4. Die Angeklagte M. hat die Kosten ihres Rechtsmittels zu tragen.
G r ü n d e
1
Das angefochtene Urteil weist lediglich betreffend den Angeklagten E. einen sachlich-rechtlichen Mangel auf, als das Landgericht die Prüfung einer Unterbringung in einer Entziehungsanstalt gemäß § 64 StGB unterlassen hat, obwohl sich dies aufdrängte. Hierzu hat der Generalbundesanwalt in seiner Antragsschrift vom 18. Oktober 2007 zutreffend ausgeführt:
2
„Hat ein Täter den Hang, berauschende Mittel im Übermaß zu sich zu nehmen , und wird er wegen einer auf den Hang zurückzuführenden rechtswidrigen Tat verurteilt, so muss nach § 64 StGB das Gericht eine Unterbringung in einer Entziehungsanstalt anordnen, wenn die Gefahr besteht, dass er auch in Zukunft infolge seines Hanges erhebliche rechtswidrige Taten begehen wird. Ob von einer Anordnung der Unterbringung in einer Entziehungsanstalt zu Recht abgesehen worden ist, kann vom Revisionsgericht auf die Sachrüge hin überprüft werden, auch wenn – wie hier – nur der Angeklagte Revision eingelegt und die Nichtanwendung des § 64 StGB nicht vom Revisionsangriff ausgenommen hat (vgl. BGHSt 37, 5; BGHR StGB § 64 Ablehnung 5). Anlass hierfür besteht allerdings nur dann, wenn es nach den Urteilsfeststellungen nahe liegt, dass die Voraussetzungen für eine Unterbringungsanordnung gegeben sind (vgl. BGHR StGB § 64 Ablehnung 10).
3
Dies ist hier der Fall.
4
Der Angeklagte ist alkohol- und betäubungsmittelabhängig (UA S. 9). Zur Finanzierung seines Kokainbedarfs war er insbesondere ab Februar 2006 auf die Erschließung zusätzlicher Einnahmequellen angewiesen (UA S. 11), wobei er sich gerade durch den verfahrensgegenständlichen Transport von Betäubungsmitteln eine solche erhoffte (UA S. 21).
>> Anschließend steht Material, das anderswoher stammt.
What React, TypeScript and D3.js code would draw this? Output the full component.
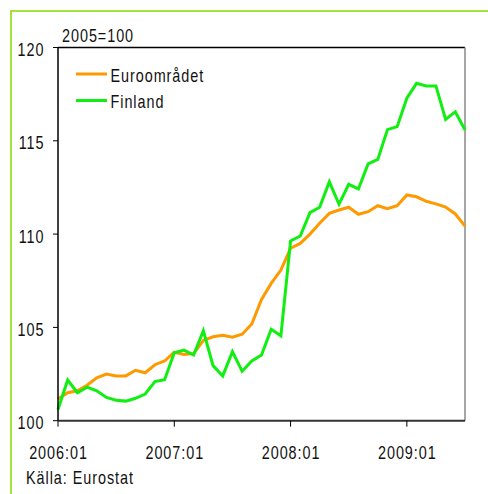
import React from "react";
import * as d3 from "d3";

const months: string[] = (() => {
  const out: string[] = [];
  for (let y = 2006; y <= 2009; y++) {
    for (let m = 1; m <= 12; m++) {
      if (y === 2009 && m > 7) break;
      out.push(`${y}:${String(m).padStart(2, "0")}`);
    }
  }
  return out;
})();

const euroArea: number[] = [
  101.16, 101.5, 101.6, 101.9, 102.3, 102.5, 102.4, 102.4, 102.7, 102.57,
  103.0, 103.2, 103.67, 103.55, 103.6, 104.3, 104.5, 104.58, 104.47, 104.63,
  105.18, 106.5, 107.36, 108.07, 109.24, 109.5, 110.0, 110.58, 111.11, 111.29,
  111.44, 111.06, 111.2, 111.52, 111.36, 111.52, 112.1, 112.0, 111.76, 111.62,
  111.45, 111.08, 110.43,
];

const finland: number[] = [
  100.6, 102.18, 101.5, 101.8, 101.6, 101.25, 101.1, 101.05, 101.2, 101.43,
  102.1, 102.2, 103.64, 103.78, 103.52, 104.82, 102.95, 102.4, 103.7, 102.65,
  103.2, 103.52, 104.9, 104.55, 109.63, 109.9, 111.15, 111.44, 112.8, 111.6,
  112.67, 112.42, 113.76, 114.0, 115.6, 115.76, 117.28, 118.08, 117.94, 117.94,
  116.15, 116.56, 115.58,
];

const yTicks: number[] = [100, 105, 110, 115, 120];
const xTickLabels: string[] = ["2006:01", "2007:01", "2008:01", "2009:01"];
const seriesNames: string[] = ["Euroområdet", "Finland"];
const seriesColors: string[] = ["#FF9900", "#11EE11"];

const FONT = "'Liberation Sans', Arial, sans-serif";
const SX = 0.8;
const LS = 1.2;

function T({
  x,
  y,
  anchor = "start",
  children,
}: {
  x: number;
  y: number;
  anchor?: "start" | "middle" | "end";
  children: React.ReactNode;
}) {
  return (
    <text
      transform={`translate(${x},${y}) scale(${SX},1)`}
      textAnchor={anchor}
      fontSize={18}
      fill="#111"
      letterSpacing={LS}
    >
      {children}
    </text>
  );
}

export default function App() {
  const left = 58, right = 465, top = 47.5, bottom = 420.7;
  const x = d3.scaleLinear().domain([0, months.length - 1]).range([left, right]);
  const y = d3.scaleLinear().domain([100, 120]).range([bottom, top]);
  const line = d3
    .line<number>()
    .x((_, i) => x(i))
    .y((d) => y(d));
  const series = [euroArea, finland];

  return (
    <svg
      width={488}
      height={494}
      style={{ position: "absolute", left: 0, top: 0, background: "#fff" }}
      fontFamily={FONT}
    >
      <rect x={0} y={0} width={488} height={494} fill="#fff" />
      <line x1={11} y1={11} x2={11} y2={494} stroke="#A6E23A" strokeWidth={2} />
      <line x1={10} y1={11} x2={488} y2={11} stroke="#A6E23A" strokeWidth={2} />

      <line x1={left} y1={top} x2={right} y2={top} stroke="#000" strokeWidth={1.5} />
      <line x1={right} y1={top} x2={right} y2={bottom} stroke="#888" strokeWidth={1.5} />

      {series.map((s, k) => (
        <path
          key={k}
          d={line(s) || ""}
          fill="none"
          stroke={seriesColors[k]}
          strokeWidth={3}
          strokeLinejoin="miter"
        />
      ))}

      <line x1={left} y1={top} x2={left} y2={bottom} stroke="#000" strokeWidth={1.5} />
      <line x1={left} y1={bottom} x2={right} y2={bottom} stroke="#333" strokeWidth={2} />

      {yTicks.map((t) => (
        <g key={t}>
          <line x1={left - 5} x2={left} y1={y(t)} y2={y(t)} stroke="#000" strokeWidth={1} />
          <T x={44.5} y={y(t) + 8.5} anchor="end">
            {t}
          </T>
        </g>
      ))}

      {xTickLabels.map((lab) => {
        const i = months.indexOf(lab);
        const xx = x(i);
        return (
          <g key={lab}>
            <line x1={xx} x2={xx} y1={bottom} y2={bottom + 6} stroke="#000" strokeWidth={1} />
            <T x={xx + 0.5} y={459} anchor="middle">
              {lab}
            </T>
          </g>
        );
      })}

      <T x={62} y={41.7}>2005=100</T>
      <T x={26} y={483.5}>Källa: Eurostat</T>

      {seriesNames.map((n, k) => (
        <g key={n}>
          <line
            x1={76}
            x2={107}
            y1={74 + k * 26.5}
            y2={74 + k * 26.5}
            stroke={seriesColors[k]}
            strokeWidth={3}
          />
          <T x={110.5} y={81.5 + k * 26.5}>
            {n}
          </T>
        </g>
      ))}
    </svg>
  );
}
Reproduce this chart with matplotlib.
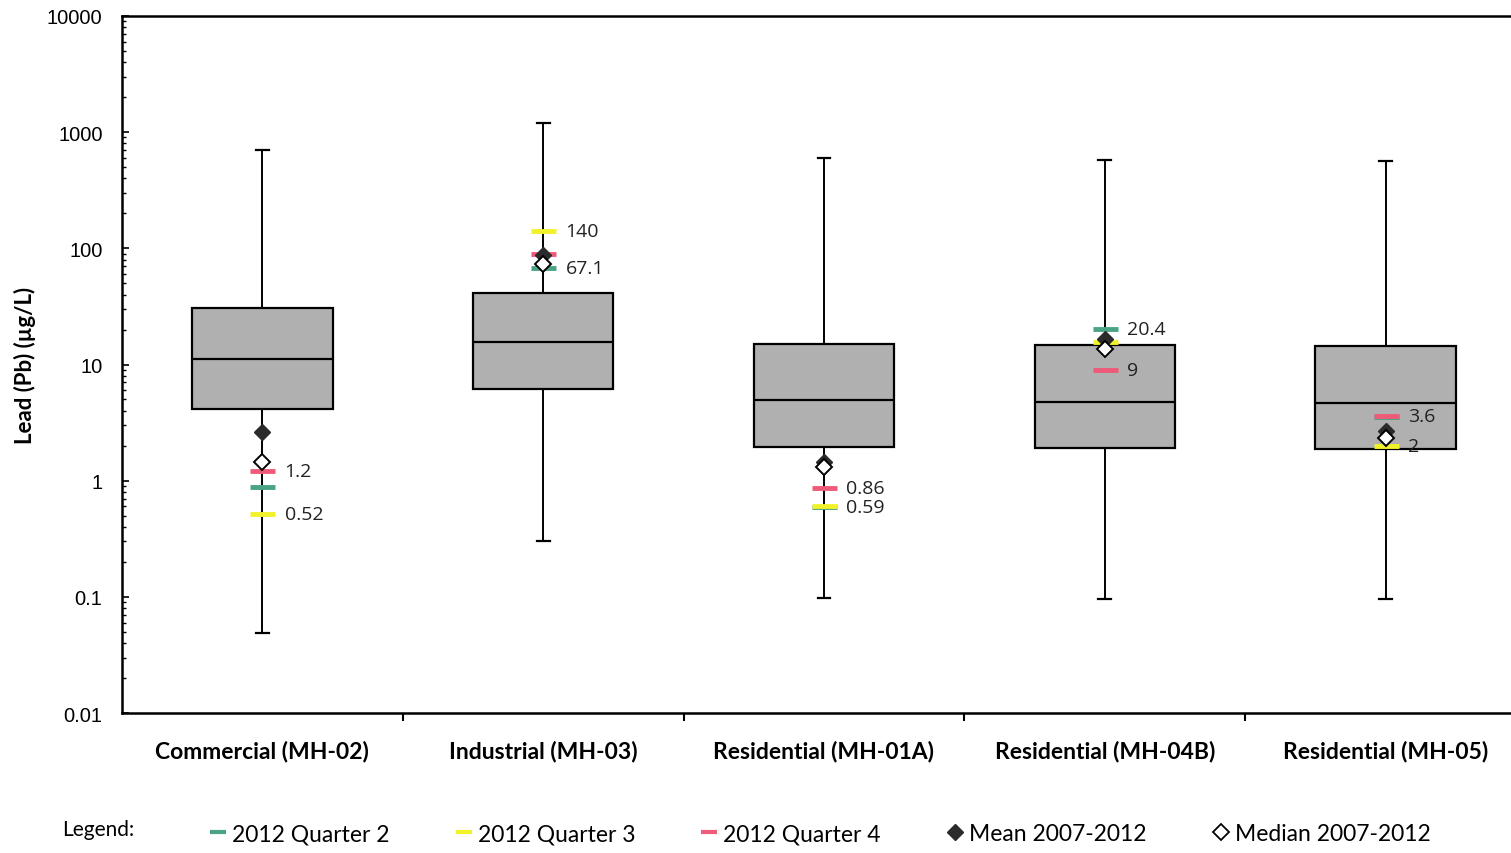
import numpy as np
import matplotlib
matplotlib.use("Agg")
import matplotlib.pyplot as plt
from matplotlib.lines import Line2D

# categories and box statistics
sites = ["Commercial (MH-02)", "Industrial (MH-03)", "Residential (MH-01A)",
         "Residential (MH-04B)", "Residential (MH-05)"]
whisk_lo = [0.049, 0.30, 0.097, 0.096, 0.095]
box_lo = [4.1, 6.1, 1.94, 1.91, 1.88]
box_med = [11.2, 15.5, 4.9, 4.8, 4.7]
box_hi = [30.5, 41.0, 14.9, 14.7, 14.5]
whisk_hi = [700, 1200, 594, 574, 567]

# 2012 quarterly results and 2007-2012 summary
q2 = [0.88, 67.1, 0.59, 20.4, 3.5]
q3 = [0.52, 140, 0.60, 15.5, 2.0]
q4 = [1.2, 90, 0.86, 9.0, 3.6]
mean_07_12 = [2.6, 88, 1.45, 16.5, 2.7]
median_07_12 = [1.45, 74, 1.3, 13.5, 2.35]

c_q2 = "#4aa383"
c_q3 = "#f2f22a"
c_q4 = "#ef5a78"

plt.rcParams['font.family'] = ['Lato', 'DejaVu Sans']

fig = plt.figure(figsize=(15.11, 8.54), dpi=100)
ax = fig.add_axes([122/1511, 1-714/854, 1404/1511, (714-17)/854])

x = np.arange(len(sites))
stats = []
for i in range(len(sites)):
    stats.append(dict(whislo=whisk_lo[i], q1=box_lo[i], med=box_med[i],
                      q3=box_hi[i], whishi=whisk_hi[i], fliers=[]))
ax.bxp(stats, positions=x, widths=0.5, patch_artist=True, showfliers=False,
       capwidths=0.045,
       boxprops=dict(facecolor="#b0b0b0", edgecolor="black", linewidth=1.6),
       medianprops=dict(color="black", linewidth=1.6),
       whiskerprops=dict(color="black", linewidth=1.4),
       capprops=dict(color="black", linewidth=1.6))

mk = dict(ls="none", marker="_", ms=18, mew=3.5, zorder=4)
ax.plot(x, q2, color=c_q2, **mk)
ax.plot(x, q3, color=c_q3, **mk)
ax.plot(x, q4, color=c_q4, **mk)
ax.plot(x, mean_07_12, ls="none", marker="D", ms=8.5, mfc="#2b2b2b", mec="#2b2b2b", zorder=5)
ax.plot(x, median_07_12, ls="none", marker="D", ms=8.5, mfc="white", mec="black", mew=1.4, zorder=6)

# label the highest and lowest 2012 result of each site
for i in range(len(sites)):
    vals = [q2[i], q3[i], q4[i]]
    for v in (max(vals), min(vals)):
        ax.annotate(f"{v:g}", (x[i], v), xytext=(16, 0), textcoords="offset points",
                    va="center", ha="left", fontsize=14, color="#222222",
                    family=["Open Sans", "DejaVu Sans"])

ax.set_yscale("log")
ax.set_ylim(0.01, 10000)
ax.set_xlim(-0.5, 4.5)
ax.set_yticks([0.01, 0.1, 1, 10, 100, 1000, 10000])
ax.set_yticklabels(["0.01", "0.1", "1", "10", "100", "1000", "10000"],
                   family=["Liberation Sans", "DejaVu Sans"], fontsize=14.5)
ax.tick_params(axis="y", which="major", direction="in", length=5, width=1.2, pad=14)
ax.tick_params(axis="y", which="minor", direction="in", length=3, width=1.0)

ax.set_xticks(x)
ax.set_xticklabels(sites, fontsize=16.5, fontweight="bold")
ax.tick_params(axis="x", which="major", length=0, pad=19)
ax.set_xticks(x[:-1] + 0.5, minor=True)
ax.tick_params(axis="x", which="minor", direction="out", length=6, width=1.5)

for s in ax.spines.values():
    s.set_linewidth(1.8)

fig.text(25/1511, 1-365/854, "Lead (Pb) (µg/L)", rotation=90, fontsize=16,
         fontweight="bold", ha="center", va="center")

# legend row
fig.text(62/1511, 1-830/854, "Legend:", fontsize=15, va="center", ha="left")
handles = [
    Line2D([], [], ls="none", marker="_", ms=12, mew=3, color=c_q2),
    Line2D([], [], ls="none", marker="_", ms=12, mew=3, color=c_q3),
    Line2D([], [], ls="none", marker="_", ms=12, mew=3, color=c_q4),
    Line2D([], [], ls="none", marker="D", ms=8, mfc="#2b2b2b", mec="#2b2b2b"),
    Line2D([], [], ls="none", marker="D", ms=8, mfc="white", mec="black", mew=1.3),
]
names = ["2012 Quarter 2", "2012 Quarter 3", "2012 Quarter 4",
         "Mean 2007-2012", "Median 2007-2012"]
fig.legend(handles, names, loc="center left", bbox_to_anchor=(210/1511, 1-835/854),
           ncol=5, frameon=False, fontsize=16.5, handlelength=0.7, handletextpad=0.25,
           columnspacing=2.9, borderaxespad=0, borderpad=0)

fig.savefig("out.png", dpi=100)
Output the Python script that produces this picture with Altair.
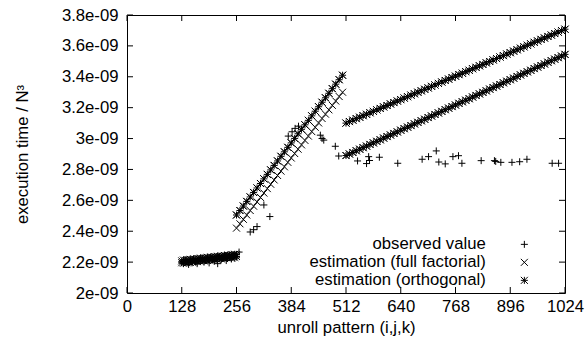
import altair as alt
import pandas as pd

FONT = "Liberation Sans"
FS = 16.7

x_ticks = [0, 128, 256, 384, 512, 640, 768, 896, 1024]
y_ticks = [2.0, 2.2, 2.4, 2.6, 2.8, 3.0, 3.2, 3.4, 3.6, 3.8]

series_names = ["observed value", "estimation (full factorial)", "estimation (orthogonal)"]

# segment 1 (values in units of 1e-09)
seg1_x = [128, 132, 136, 140, 144, 148, 152, 156, 160, 164, 168, 172, 176, 180, 184, 188,
          192, 196, 200, 204, 208, 212, 216, 220, 224, 228, 232, 236, 240, 244, 248, 252, 256]
seg1_ff = [2.208, 2.193, 2.211, 2.196, 2.213, 2.198, 2.216, 2.201, 2.218, 2.203, 2.221, 2.206,
           2.223, 2.208, 2.226, 2.211, 2.228, 2.213, 2.231, 2.216, 2.233, 2.218, 2.236, 2.221,
           2.238, 2.223, 2.241, 2.226, 2.243, 2.228, 2.246, 2.231, 2.248]
seg1_orth = [2.196, 2.213, 2.199, 2.216, 2.201, 2.218, 2.204, 2.221, 2.206, 2.223, 2.209, 2.226,
             2.211, 2.228, 2.214, 2.231, 2.216, 2.233, 2.219, 2.236, 2.221, 2.238, 2.224, 2.241,
             2.226, 2.243, 2.229, 2.246, 2.231, 2.248, 2.234, 2.251, 2.236]
seg1_obs = [2.205, 2.190, 2.215, 2.200, 2.185, 2.210, 2.195, 2.220, 2.200, 2.190, 2.215, 2.205,
            2.225, 2.200, 2.210, 2.220, 2.195, 2.230, 2.215, 2.205, 2.225, 2.190, 2.235, 2.215,
            2.225, 2.240, 2.210, 2.230, 2.245, 2.220, 2.240, 2.225, 2.250]

# segment 2
seg2_x = [256, 264, 272, 280, 288, 296, 304, 312, 320, 328, 336, 344, 352, 360, 368, 376,
          384, 392, 400, 408, 416, 424, 432, 440, 448, 456, 464, 472, 480, 488, 496, 504]
seg2_upper = [2.505, 2.534, 2.563, 2.593, 2.622, 2.651, 2.680, 2.709, 2.739, 2.768, 2.797, 2.826,
              2.855, 2.885, 2.914, 2.943, 2.972, 3.001, 3.031, 3.060, 3.089, 3.118, 3.147, 3.177,
              3.206, 3.235, 3.264, 3.293, 3.323, 3.352, 3.381, 3.410]
seg2_lower = [2.420, 2.448, 2.477, 2.505, 2.534, 2.562, 2.590, 2.619, 2.647, 2.676, 2.704, 2.732,
              2.761, 2.789, 2.817, 2.846, 2.874, 2.903, 2.931, 2.959, 2.988, 3.016, 3.045, 3.073,
              3.101, 3.130, 3.158, 3.186, 3.215, 3.243, 3.272, 3.300]

# segment 3
seg3_x = [512, 520, 528, 536, 544, 552, 560, 568, 576, 584, 592, 600, 608, 616, 624, 632,
          640, 648, 656, 664, 672, 680, 688, 696, 704, 712, 720, 728, 736, 744, 752, 760,
          768, 776, 784, 792, 800, 808, 816, 824, 832, 840, 848, 856, 864, 872, 880, 888,
          896, 904, 912, 920, 928, 936, 944, 952, 960, 968, 976, 984, 992, 1000, 1008, 1016, 1024]
seg3_upper = [3.100, 3.110, 3.119, 3.129, 3.138, 3.148, 3.157, 3.167, 3.176, 3.186, 3.195, 3.205,
              3.214, 3.224, 3.233, 3.243, 3.252, 3.262, 3.271, 3.281, 3.290, 3.300, 3.309, 3.319,
              3.328, 3.338, 3.347, 3.357, 3.366, 3.376, 3.385, 3.395, 3.404, 3.414, 3.423, 3.433,
              3.442, 3.452, 3.461, 3.471, 3.480, 3.490, 3.499, 3.509, 3.518, 3.528, 3.537, 3.547,
              3.556, 3.566, 3.575, 3.585, 3.594, 3.604, 3.613, 3.623, 3.632, 3.642, 3.651, 3.661,
              3.670, 3.680, 3.689, 3.699, 3.708]
seg3_lower = [2.890, 2.900, 2.910, 2.921, 2.931, 2.941, 2.951, 2.962, 2.972, 2.982, 2.992, 3.003,
              3.013, 3.023, 3.033, 3.043, 3.054, 3.064, 3.074, 3.084, 3.095, 3.105, 3.115, 3.125,
              3.136, 3.146, 3.156, 3.166, 3.176, 3.187, 3.197, 3.207, 3.217, 3.228, 3.238, 3.248,
              3.258, 3.269, 3.279, 3.289, 3.299, 3.309, 3.320, 3.330, 3.340, 3.350, 3.361, 3.371,
              3.381, 3.391, 3.402, 3.412, 3.422, 3.432, 3.442, 3.453, 3.463, 3.473, 3.483, 3.494,
              3.504, 3.514, 3.524, 3.534, 3.545]

# scattered observations
obs_x = [262, 288, 296, 304, 320, 334, 377, 386, 393, 401, 452, 456, 460, 487, 495, 539, 560,
         565, 567, 590, 633, 690, 705, 723, 729, 744, 762, 775, 783, 828, 859, 862, 874, 900,
         918, 935, 994, 1009]
obs_y = [2.265, 2.395, 2.410, 2.430, 2.570, 2.495, 3.016, 3.044, 3.066, 3.080, 3.022, 3.000,
         2.990, 2.950, 2.887, 2.855, 2.838, 2.883, 2.858, 2.879, 2.840, 2.866, 2.883, 2.920,
         2.848, 2.836, 2.883, 2.889, 2.840, 2.857, 2.857, 2.852, 2.846, 2.846, 2.850, 2.866,
         2.840, 2.840]

records = []


def add(name, xs, ys):
    for a, b in zip(xs, ys):
        records.append({"x": a, "y": b, "series": name})


add(series_names[0], seg1_x, seg1_obs)
add(series_names[0], obs_x, obs_y)
add(series_names[1], seg1_x, seg1_ff)
add(series_names[1], seg2_x, seg2_upper)
add(series_names[1], seg2_x, seg2_lower)
add(series_names[1], seg3_x, seg3_upper)
add(series_names[1], seg3_x, seg3_lower)
add(series_names[2], seg1_x, seg1_orth)
add(series_names[2], seg2_x, seg2_upper)
add(series_names[2], seg3_x, seg3_upper)
add(series_names[2], seg3_x, seg3_lower)

df = pd.DataFrame(records)
df["order"] = range(len(df))

PLUS = "M-1,0L1,0M0,-1L0,1"
CROSS = "M-1,-1L1,1M-1,1L1,-1"
STAR = "M-1,0L1,0M0,-1L0,1M-1,-1L1,1M-1,1L1,-1"

W, H = 438, 278

xscale = alt.Scale(domain=[0, 1024], nice=False, zero=False)
yscale = alt.Scale(domain=[2.0, 3.8], nice=False, zero=False)

xaxis = alt.Axis(values=x_ticks, format="d", title="unroll pattern (i,j,k)", ticks=False,
                 domain=False, grid=False, labelFontSize=FS, labelFont=FONT,
                 labelColor="black", labelPadding=5, labelFlush=False, labelOverlap=False,
                 titleFont=FONT, titleFontSize=FS,
                 titleFontWeight="normal", titleColor="black", titleBaseline="alphabetic",
                 titleY=39, titleX=W / 2)
yaxis = alt.Axis(values=y_ticks, title="execution time / N³", ticks=False, domain=False,
                 grid=False, labelFontSize=FS, labelFont=FONT, labelColor="black",
                 labelPadding=9, labelFlush=False, labelOverlap=False, labelBound=False,
                 labelExpr="format(datum.value, '.1~f') + 'e-09'",
                 titleFont=FONT, titleFontSize=FS, titleFontWeight="normal",
                 titleColor="black", titleAngle=270, titleBaseline="middle",
                 titleAlign="center", titleX=-105, titleY=H / 2)

points = alt.Chart(df).mark_point(filled=False, strokeWidth=1, size=49, color="black", opacity=1).encode(
    x=alt.X("x:Q", scale=xscale, axis=xaxis),
    y=alt.Y("y:Q", scale=yscale, axis=yaxis),
    shape=alt.Shape("series:N",
                    scale=alt.Scale(domain=series_names, range=[PLUS, CROSS, STAR]),
                    legend=alt.Legend(title=None, orient="none", legendX=389, legendY=221,
                                      labelAlign="right", labelOffset={"expr": "-47"},
                                      labelFontSize=FS,
                                      labelFont=FONT, labelColor="black", labelLimit=400,
                                      symbolSize=49, symbolStrokeWidth=1, symbolStrokeColor="black",
                                      symbolFillColor="transparent", rowPadding=0, padding=0)),
    order="order:Q",
)

tx = pd.DataFrame({"x": x_ticks})
ty = pd.DataFrame({"y": y_ticks})

bottom = alt.Chart(tx).mark_rule(color="black", strokeWidth=1).encode(
    x=alt.X("x:Q", scale=xscale, axis=xaxis), y=alt.value(H), y2=alt.value(H - 6))
top = alt.Chart(tx).mark_rule(color="black", strokeWidth=1).encode(
    x=alt.X("x:Q", scale=xscale, axis=xaxis), y=alt.value(0), y2=alt.value(6))
left = alt.Chart(ty).mark_rule(color="black", strokeWidth=1).encode(
    y=alt.Y("y:Q", scale=yscale, axis=yaxis), x=alt.value(0), x2=alt.value(6))
right = alt.Chart(ty).mark_rule(color="black", strokeWidth=1).encode(
    y=alt.Y("y:Q", scale=yscale, axis=yaxis), x=alt.value(W), x2=alt.value(W - 6))

chart = alt.layer(points, bottom, top, left, right).properties(
    width=W, height=H,
    padding={"left": 127, "top": 15, "right": 20, "bottom": 54},
    autosize=alt.AutoSizeParams(type="none"),
    background="white",
).configure_view(stroke="black", strokeWidth=1).configure_axis(labelOverlap=False)

chart.save("out.html", embed_options={"renderer": "svg", "actions": False})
Für die Strafkammer steht fest, dass die Tathandlungen nicht nur im Zusammenhang mit seiner Abhängigkeitserkrankung standen (UA S. 60), sondern durch diese ersichtlich begünstigt wurden (UA S. 67). Die Feststellungen ergeben weiter, dass der Angeklagte weiterhin ein Verlangen nach dem Konsum von Kokain empfindet und therapiewillig ist (UA S. 11).“
5
Die Frage der Unterbringung des Angeklagten E. in einer Entziehungsanstalt bedarf daher unter Hinzuziehung eines Sachverständigen (§ 246a StPO) der Prüfung und Entscheidung durch ein neues Tatgericht. Für den Fall, dass es die Unterbringung in einer Entziehungsanstalt anord- nen sollte, wird gemäß der jetzt geltenden Fassung der Vorschrift des § 67 Abs. 2 StGB auch über die Reihenfolge der Vollstreckung von Freiheitsstrafe und Maßregel zu entscheiden sein.
Basdorf Gerhardt Raum Brause Jäger

Hat eine Person den Hang, alkoholische Getränke oder andere berauschende Mittel im Übermaß zu sich zu nehmen, und wird sie wegen einer rechtswidrigen Tat, die sie im Rausch begangen hat oder die auf ihren Hang zurückgeht, verurteilt oder nur deshalb nicht verurteilt, weil ihre Schuldunfähigkeit erwiesen oder nicht auszuschließen ist, so soll das Gericht die Unterbringung in einer Entziehungsanstalt anordnen, wenn die Gefahr besteht, dass sie infolge ihres Hanges erhebliche rechtswidrige Taten begehen wird. Die Anordnung ergeht nur, wenn eine hinreichend konkrete Aussicht besteht, die Person durch die Behandlung in einer Entziehungsanstalt innerhalb der Frist nach § 67d Absatz 1 Satz 1 oder 3 zu heilen oder über eine erhebliche Zeit vor dem Rückfall in den Hang zu bewahren und von der Begehung erheblicher rechtswidriger Taten abzuhalten, die auf ihren Hang zurückgehen.